- WHAT TO DO
Copy out every line that contains "this".

Source records
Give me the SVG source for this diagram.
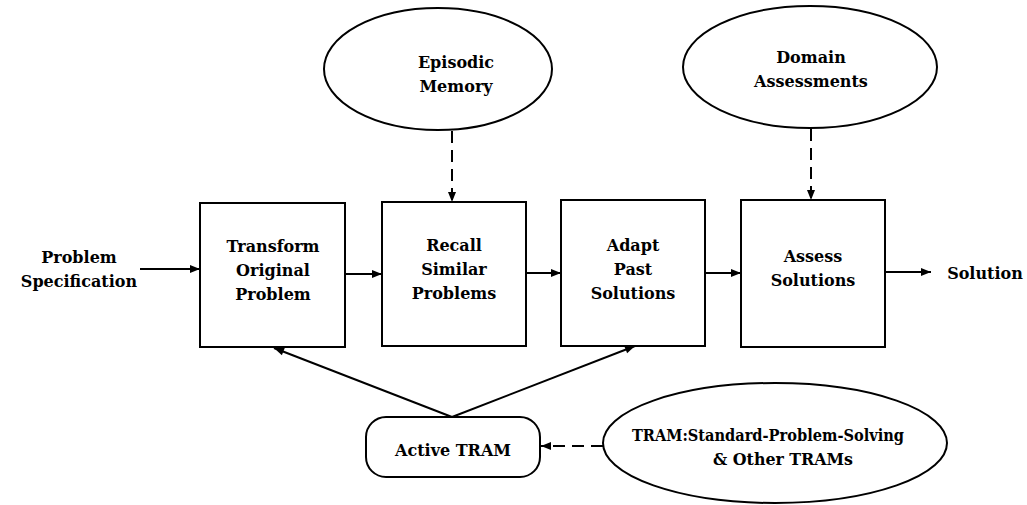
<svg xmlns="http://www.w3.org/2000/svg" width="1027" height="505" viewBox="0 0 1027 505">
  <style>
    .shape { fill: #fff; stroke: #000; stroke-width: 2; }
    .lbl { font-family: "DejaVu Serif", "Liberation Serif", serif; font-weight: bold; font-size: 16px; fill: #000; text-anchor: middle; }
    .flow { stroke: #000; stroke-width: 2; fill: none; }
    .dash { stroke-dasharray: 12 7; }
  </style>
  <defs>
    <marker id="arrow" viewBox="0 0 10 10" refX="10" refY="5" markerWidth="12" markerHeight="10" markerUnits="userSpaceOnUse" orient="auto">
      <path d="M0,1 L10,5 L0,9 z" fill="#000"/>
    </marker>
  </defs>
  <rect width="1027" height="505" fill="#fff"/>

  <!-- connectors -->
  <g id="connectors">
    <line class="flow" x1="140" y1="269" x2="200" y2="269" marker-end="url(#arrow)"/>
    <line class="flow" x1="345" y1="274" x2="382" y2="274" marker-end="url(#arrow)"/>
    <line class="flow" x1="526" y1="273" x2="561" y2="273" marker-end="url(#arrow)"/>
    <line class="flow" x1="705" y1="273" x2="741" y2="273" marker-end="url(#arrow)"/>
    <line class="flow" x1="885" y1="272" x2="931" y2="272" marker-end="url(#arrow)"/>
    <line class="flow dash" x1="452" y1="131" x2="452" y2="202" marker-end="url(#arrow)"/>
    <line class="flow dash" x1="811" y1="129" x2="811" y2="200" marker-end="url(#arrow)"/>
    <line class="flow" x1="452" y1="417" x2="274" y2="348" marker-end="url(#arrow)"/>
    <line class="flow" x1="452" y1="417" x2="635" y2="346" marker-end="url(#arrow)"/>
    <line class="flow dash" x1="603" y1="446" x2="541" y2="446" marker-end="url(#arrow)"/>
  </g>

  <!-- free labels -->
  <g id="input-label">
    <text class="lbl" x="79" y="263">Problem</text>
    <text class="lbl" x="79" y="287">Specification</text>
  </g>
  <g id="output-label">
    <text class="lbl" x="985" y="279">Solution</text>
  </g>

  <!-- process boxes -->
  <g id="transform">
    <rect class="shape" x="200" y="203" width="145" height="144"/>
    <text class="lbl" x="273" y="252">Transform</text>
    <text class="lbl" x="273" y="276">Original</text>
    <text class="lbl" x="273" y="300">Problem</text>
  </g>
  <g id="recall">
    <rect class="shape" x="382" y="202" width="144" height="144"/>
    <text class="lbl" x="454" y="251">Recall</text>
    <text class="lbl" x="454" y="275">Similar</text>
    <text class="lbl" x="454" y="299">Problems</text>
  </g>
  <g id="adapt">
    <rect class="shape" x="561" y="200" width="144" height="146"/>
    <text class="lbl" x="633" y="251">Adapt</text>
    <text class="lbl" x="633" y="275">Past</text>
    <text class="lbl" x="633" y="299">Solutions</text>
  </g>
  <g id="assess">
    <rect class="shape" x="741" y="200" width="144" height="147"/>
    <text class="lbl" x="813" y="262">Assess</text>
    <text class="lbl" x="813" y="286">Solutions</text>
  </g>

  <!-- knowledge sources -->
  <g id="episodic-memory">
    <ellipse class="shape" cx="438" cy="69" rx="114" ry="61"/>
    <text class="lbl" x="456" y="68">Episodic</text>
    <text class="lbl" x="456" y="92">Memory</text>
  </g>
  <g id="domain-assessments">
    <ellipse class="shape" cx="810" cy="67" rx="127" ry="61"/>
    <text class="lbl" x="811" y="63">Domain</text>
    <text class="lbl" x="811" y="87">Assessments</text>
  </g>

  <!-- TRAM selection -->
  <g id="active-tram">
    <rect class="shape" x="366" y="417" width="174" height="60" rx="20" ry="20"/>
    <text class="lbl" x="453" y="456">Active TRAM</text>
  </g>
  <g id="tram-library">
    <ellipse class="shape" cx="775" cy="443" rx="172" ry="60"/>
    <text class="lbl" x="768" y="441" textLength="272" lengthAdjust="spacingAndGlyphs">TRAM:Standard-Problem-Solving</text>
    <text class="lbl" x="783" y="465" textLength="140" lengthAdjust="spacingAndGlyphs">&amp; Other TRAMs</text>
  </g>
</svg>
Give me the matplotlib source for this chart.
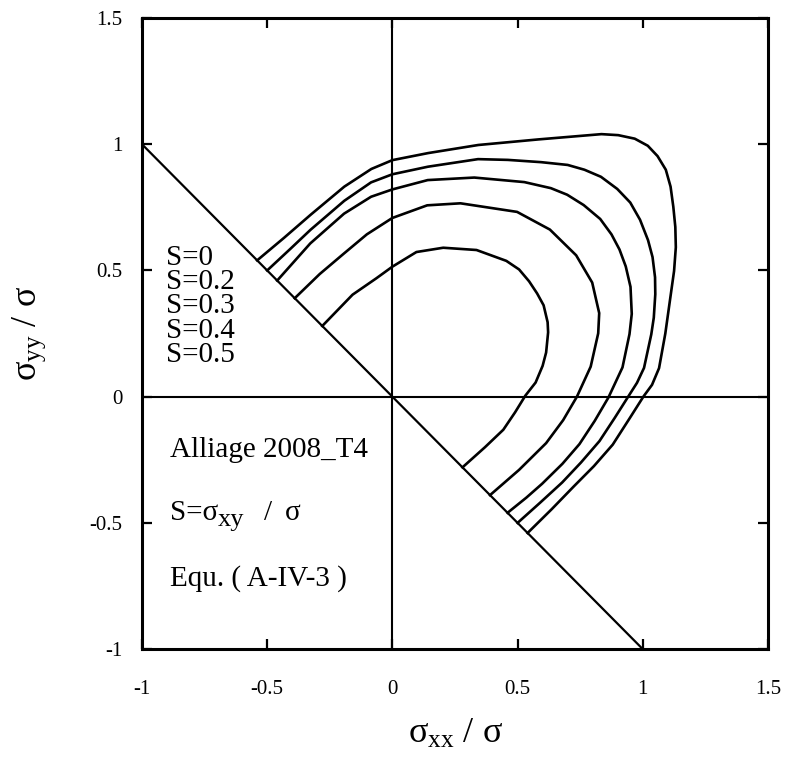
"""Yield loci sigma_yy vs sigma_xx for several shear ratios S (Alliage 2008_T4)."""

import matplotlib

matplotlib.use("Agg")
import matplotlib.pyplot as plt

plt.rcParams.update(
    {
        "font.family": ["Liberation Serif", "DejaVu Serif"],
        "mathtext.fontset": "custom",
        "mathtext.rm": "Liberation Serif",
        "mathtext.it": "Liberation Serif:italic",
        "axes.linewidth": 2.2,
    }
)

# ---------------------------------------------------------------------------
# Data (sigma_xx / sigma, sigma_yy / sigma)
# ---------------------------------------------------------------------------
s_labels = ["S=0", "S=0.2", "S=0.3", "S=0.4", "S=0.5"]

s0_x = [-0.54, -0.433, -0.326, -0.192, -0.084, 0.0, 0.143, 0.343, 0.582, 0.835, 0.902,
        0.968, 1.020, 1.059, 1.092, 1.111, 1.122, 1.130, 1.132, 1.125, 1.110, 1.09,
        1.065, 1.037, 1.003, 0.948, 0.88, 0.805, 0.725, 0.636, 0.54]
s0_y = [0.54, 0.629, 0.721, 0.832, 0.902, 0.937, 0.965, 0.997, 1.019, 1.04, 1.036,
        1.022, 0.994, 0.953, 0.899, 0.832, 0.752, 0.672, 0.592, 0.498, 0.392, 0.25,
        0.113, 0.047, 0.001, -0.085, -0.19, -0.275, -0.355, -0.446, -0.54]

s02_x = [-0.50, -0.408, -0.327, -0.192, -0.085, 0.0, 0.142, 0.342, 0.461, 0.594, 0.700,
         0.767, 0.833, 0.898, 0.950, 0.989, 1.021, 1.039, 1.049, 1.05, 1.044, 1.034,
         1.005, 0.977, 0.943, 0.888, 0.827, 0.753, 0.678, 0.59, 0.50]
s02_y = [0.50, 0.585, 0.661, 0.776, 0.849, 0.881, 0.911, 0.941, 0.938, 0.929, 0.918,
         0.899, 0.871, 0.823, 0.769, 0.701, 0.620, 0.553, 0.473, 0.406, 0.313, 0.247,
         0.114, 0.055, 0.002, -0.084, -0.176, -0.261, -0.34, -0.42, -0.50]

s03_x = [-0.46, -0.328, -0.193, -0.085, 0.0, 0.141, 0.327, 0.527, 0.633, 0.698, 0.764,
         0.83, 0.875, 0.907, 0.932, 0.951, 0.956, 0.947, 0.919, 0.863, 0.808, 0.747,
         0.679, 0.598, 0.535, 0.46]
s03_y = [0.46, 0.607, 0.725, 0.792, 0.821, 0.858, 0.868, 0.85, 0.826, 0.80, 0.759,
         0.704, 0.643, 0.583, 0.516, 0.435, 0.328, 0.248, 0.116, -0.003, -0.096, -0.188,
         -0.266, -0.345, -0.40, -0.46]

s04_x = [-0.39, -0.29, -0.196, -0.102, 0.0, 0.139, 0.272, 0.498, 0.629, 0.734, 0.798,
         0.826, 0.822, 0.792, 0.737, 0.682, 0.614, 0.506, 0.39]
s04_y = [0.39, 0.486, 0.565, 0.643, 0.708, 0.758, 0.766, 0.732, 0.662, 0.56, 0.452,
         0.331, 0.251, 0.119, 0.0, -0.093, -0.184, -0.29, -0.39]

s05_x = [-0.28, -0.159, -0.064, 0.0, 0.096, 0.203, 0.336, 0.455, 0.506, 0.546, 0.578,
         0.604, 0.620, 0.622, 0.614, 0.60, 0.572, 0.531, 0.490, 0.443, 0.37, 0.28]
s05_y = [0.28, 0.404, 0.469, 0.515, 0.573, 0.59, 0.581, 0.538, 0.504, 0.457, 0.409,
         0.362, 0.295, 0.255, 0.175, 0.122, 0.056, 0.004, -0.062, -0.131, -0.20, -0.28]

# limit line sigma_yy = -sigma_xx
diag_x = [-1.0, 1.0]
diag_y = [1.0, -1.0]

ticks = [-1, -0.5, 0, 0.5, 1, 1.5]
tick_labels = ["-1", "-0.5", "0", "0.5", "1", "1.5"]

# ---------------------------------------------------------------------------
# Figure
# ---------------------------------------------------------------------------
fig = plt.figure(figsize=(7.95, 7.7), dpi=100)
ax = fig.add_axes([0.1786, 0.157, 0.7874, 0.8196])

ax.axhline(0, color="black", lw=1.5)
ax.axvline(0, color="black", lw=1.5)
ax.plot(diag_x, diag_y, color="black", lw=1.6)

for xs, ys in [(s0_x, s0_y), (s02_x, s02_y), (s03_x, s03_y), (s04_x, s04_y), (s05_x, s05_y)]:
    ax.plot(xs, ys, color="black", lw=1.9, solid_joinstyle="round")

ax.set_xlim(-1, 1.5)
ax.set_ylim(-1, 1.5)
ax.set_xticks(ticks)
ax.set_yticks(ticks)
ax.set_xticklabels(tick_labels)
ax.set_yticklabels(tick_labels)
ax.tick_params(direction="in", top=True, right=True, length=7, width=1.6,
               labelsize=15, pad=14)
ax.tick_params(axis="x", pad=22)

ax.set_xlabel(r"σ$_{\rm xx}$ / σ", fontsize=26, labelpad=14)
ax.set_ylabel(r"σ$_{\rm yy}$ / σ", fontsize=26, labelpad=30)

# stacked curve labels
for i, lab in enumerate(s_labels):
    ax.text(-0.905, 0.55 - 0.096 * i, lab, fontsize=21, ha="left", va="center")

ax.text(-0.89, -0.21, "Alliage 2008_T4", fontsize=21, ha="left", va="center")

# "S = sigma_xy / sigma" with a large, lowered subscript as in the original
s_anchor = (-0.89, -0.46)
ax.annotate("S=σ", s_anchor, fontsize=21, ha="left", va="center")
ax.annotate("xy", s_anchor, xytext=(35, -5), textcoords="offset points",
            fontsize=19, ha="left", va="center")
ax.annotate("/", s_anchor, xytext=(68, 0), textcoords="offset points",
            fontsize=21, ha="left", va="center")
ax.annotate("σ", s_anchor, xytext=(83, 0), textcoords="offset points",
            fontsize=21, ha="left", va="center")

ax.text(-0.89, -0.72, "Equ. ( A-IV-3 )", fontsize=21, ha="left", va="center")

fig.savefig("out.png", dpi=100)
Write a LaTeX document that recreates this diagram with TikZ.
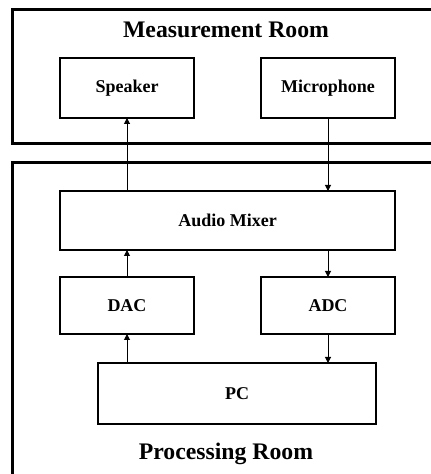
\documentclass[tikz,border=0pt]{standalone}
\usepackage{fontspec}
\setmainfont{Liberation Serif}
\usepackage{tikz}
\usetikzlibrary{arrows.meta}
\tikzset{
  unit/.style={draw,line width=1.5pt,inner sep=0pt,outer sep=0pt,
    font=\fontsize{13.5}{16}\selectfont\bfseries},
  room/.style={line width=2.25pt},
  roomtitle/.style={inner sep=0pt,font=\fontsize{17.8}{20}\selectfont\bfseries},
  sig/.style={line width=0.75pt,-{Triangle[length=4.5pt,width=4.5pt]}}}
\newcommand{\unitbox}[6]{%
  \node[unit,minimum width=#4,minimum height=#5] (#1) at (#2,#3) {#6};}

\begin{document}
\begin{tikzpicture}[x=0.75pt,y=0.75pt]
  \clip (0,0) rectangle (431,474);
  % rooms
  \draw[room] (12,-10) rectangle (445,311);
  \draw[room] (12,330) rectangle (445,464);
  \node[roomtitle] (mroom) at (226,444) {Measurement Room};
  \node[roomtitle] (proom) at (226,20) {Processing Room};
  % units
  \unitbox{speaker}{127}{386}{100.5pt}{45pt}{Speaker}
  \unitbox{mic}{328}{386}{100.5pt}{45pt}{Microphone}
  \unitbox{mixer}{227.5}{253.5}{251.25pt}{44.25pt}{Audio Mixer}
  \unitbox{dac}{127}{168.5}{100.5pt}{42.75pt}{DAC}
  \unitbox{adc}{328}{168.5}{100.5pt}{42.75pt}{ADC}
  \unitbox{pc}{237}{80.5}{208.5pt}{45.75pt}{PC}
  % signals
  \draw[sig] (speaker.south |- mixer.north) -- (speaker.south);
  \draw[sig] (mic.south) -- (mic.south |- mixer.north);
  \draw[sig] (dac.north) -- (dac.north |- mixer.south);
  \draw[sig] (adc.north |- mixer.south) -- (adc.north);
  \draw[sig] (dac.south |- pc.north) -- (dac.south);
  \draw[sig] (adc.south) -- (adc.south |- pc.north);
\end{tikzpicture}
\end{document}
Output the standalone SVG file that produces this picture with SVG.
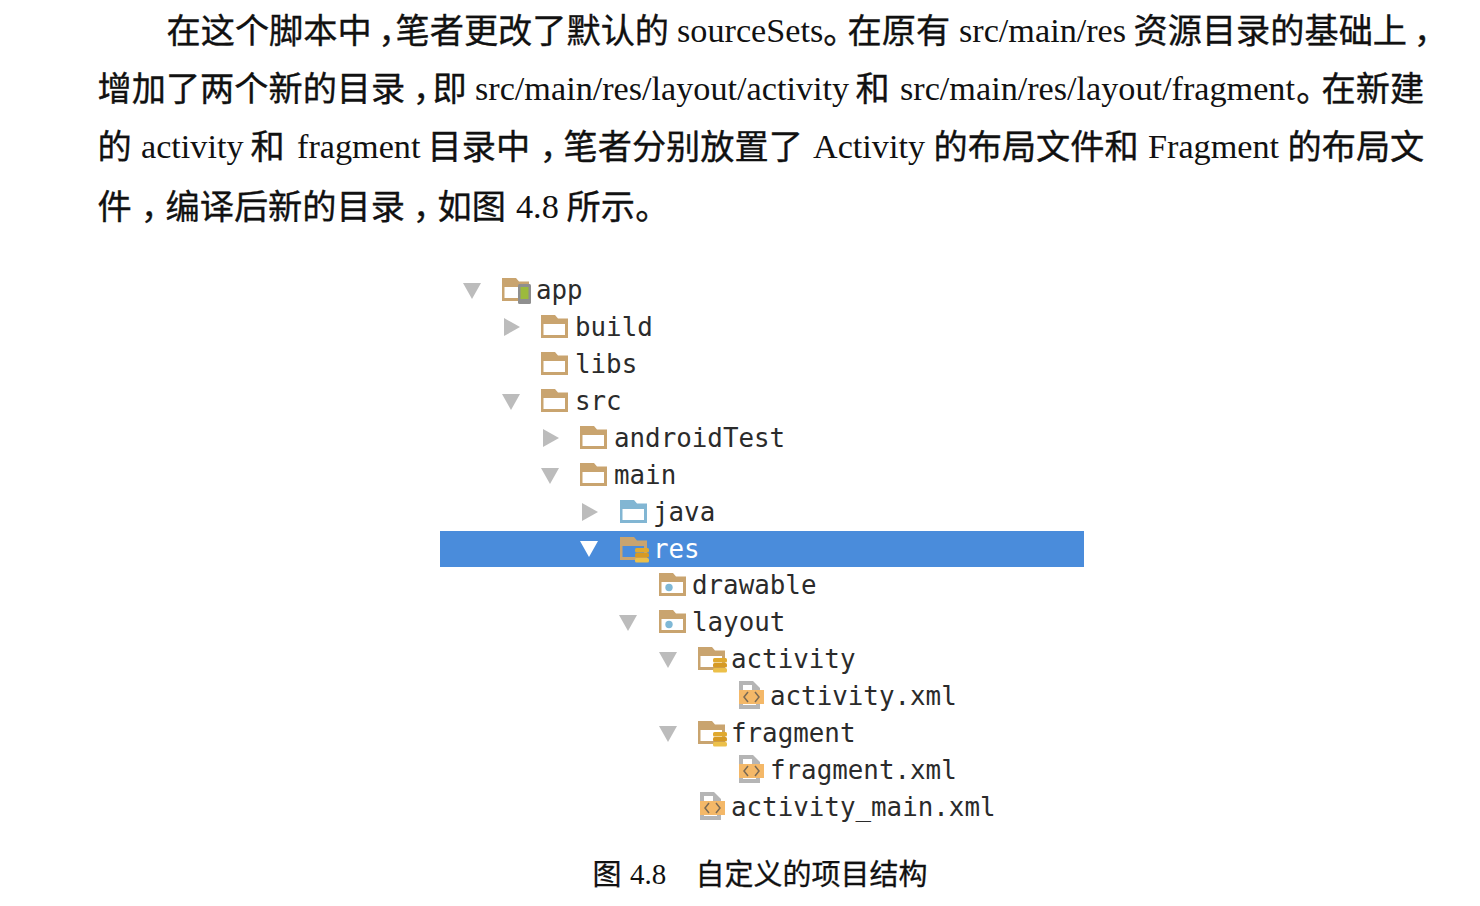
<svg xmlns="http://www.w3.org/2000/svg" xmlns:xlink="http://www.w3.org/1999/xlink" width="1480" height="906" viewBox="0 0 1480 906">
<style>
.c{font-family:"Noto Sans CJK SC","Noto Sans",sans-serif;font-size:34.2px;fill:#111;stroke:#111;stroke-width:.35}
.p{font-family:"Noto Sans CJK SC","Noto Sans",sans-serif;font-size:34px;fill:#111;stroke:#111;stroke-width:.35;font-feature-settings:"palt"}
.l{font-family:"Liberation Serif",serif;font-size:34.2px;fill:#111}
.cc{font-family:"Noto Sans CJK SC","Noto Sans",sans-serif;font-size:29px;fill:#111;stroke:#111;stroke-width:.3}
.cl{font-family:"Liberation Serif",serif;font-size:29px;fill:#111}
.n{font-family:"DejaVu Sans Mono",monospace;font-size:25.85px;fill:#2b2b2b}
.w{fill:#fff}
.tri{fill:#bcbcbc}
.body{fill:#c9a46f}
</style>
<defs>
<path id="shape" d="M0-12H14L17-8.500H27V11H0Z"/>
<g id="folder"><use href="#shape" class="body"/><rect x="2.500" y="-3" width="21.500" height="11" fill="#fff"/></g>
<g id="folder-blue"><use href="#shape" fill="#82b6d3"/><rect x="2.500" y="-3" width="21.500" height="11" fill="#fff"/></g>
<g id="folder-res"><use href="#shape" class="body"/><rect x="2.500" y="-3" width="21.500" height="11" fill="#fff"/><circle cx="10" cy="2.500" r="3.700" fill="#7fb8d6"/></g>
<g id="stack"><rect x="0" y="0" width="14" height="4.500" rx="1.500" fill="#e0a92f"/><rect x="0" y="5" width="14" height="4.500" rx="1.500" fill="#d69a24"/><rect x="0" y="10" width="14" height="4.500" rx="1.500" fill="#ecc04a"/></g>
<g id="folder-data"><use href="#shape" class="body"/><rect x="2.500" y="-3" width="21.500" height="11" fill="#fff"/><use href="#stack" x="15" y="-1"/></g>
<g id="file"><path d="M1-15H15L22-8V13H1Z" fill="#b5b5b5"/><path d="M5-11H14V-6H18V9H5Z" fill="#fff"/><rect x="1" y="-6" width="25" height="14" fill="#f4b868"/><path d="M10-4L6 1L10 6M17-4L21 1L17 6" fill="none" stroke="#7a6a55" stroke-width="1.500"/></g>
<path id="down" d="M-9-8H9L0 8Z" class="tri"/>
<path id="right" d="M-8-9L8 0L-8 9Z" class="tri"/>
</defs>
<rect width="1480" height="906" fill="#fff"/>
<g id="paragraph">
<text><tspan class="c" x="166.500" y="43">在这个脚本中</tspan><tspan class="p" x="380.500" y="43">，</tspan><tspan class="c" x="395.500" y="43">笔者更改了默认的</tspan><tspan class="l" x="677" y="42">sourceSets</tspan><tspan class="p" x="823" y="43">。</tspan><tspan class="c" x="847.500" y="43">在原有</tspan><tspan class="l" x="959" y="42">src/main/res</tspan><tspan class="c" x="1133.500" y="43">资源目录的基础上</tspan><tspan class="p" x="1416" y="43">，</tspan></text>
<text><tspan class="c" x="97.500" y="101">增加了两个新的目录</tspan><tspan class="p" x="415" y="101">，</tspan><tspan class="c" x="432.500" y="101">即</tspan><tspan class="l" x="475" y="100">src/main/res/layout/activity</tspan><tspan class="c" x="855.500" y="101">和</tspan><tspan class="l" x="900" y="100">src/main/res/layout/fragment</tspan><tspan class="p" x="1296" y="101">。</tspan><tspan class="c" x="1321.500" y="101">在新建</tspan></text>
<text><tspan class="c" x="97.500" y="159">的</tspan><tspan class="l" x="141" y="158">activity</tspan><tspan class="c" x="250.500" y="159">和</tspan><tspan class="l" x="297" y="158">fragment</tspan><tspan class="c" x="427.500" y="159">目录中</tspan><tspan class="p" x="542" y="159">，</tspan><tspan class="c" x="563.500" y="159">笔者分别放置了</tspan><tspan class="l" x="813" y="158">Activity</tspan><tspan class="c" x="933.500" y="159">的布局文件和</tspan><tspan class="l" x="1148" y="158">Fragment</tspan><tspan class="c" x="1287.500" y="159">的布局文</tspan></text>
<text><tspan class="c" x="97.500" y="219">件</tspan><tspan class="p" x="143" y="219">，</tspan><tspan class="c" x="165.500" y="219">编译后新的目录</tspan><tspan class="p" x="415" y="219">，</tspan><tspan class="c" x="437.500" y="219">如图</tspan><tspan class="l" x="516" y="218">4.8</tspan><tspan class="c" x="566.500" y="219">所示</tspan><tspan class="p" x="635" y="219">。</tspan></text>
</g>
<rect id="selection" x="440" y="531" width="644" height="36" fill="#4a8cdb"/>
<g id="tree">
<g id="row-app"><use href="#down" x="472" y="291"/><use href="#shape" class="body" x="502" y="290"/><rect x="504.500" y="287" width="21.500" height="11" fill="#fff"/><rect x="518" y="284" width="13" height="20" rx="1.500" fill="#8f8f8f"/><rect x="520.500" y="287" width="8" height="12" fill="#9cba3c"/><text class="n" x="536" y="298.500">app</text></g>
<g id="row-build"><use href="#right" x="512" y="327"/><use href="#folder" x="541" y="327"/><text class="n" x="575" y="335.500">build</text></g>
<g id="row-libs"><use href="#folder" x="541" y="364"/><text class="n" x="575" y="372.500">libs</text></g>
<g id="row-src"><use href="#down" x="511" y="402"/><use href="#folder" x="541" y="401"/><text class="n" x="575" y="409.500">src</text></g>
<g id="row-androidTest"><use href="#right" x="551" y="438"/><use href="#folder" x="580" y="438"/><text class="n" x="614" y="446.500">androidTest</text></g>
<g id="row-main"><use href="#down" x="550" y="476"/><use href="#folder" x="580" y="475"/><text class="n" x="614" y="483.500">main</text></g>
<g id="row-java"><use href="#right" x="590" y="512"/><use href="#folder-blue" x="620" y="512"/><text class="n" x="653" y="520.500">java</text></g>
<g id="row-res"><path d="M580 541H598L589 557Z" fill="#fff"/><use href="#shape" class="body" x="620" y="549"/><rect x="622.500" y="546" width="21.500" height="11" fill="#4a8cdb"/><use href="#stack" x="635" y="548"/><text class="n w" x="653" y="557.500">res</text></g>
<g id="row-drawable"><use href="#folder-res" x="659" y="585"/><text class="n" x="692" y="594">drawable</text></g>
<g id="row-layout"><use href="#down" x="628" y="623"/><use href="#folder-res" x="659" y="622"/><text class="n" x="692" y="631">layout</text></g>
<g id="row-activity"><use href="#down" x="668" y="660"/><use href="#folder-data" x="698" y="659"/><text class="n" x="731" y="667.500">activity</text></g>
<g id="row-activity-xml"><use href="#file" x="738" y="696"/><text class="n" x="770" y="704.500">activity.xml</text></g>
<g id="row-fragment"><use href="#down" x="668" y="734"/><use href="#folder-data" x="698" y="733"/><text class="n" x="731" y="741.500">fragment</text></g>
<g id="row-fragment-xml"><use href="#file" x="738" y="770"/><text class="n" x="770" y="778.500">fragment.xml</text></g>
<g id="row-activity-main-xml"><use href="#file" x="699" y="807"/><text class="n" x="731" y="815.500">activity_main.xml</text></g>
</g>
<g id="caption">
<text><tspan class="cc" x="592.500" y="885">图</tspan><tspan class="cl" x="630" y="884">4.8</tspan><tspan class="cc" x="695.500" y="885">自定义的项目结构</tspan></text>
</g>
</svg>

- TASK ANSWER
Give me the SVG source for this diagram.
Give me the matplotlib source for this chart.
Write a LaTeX document that recreates this diagram with TikZ.
Output the standalone SVG file that produces this picture with SVG.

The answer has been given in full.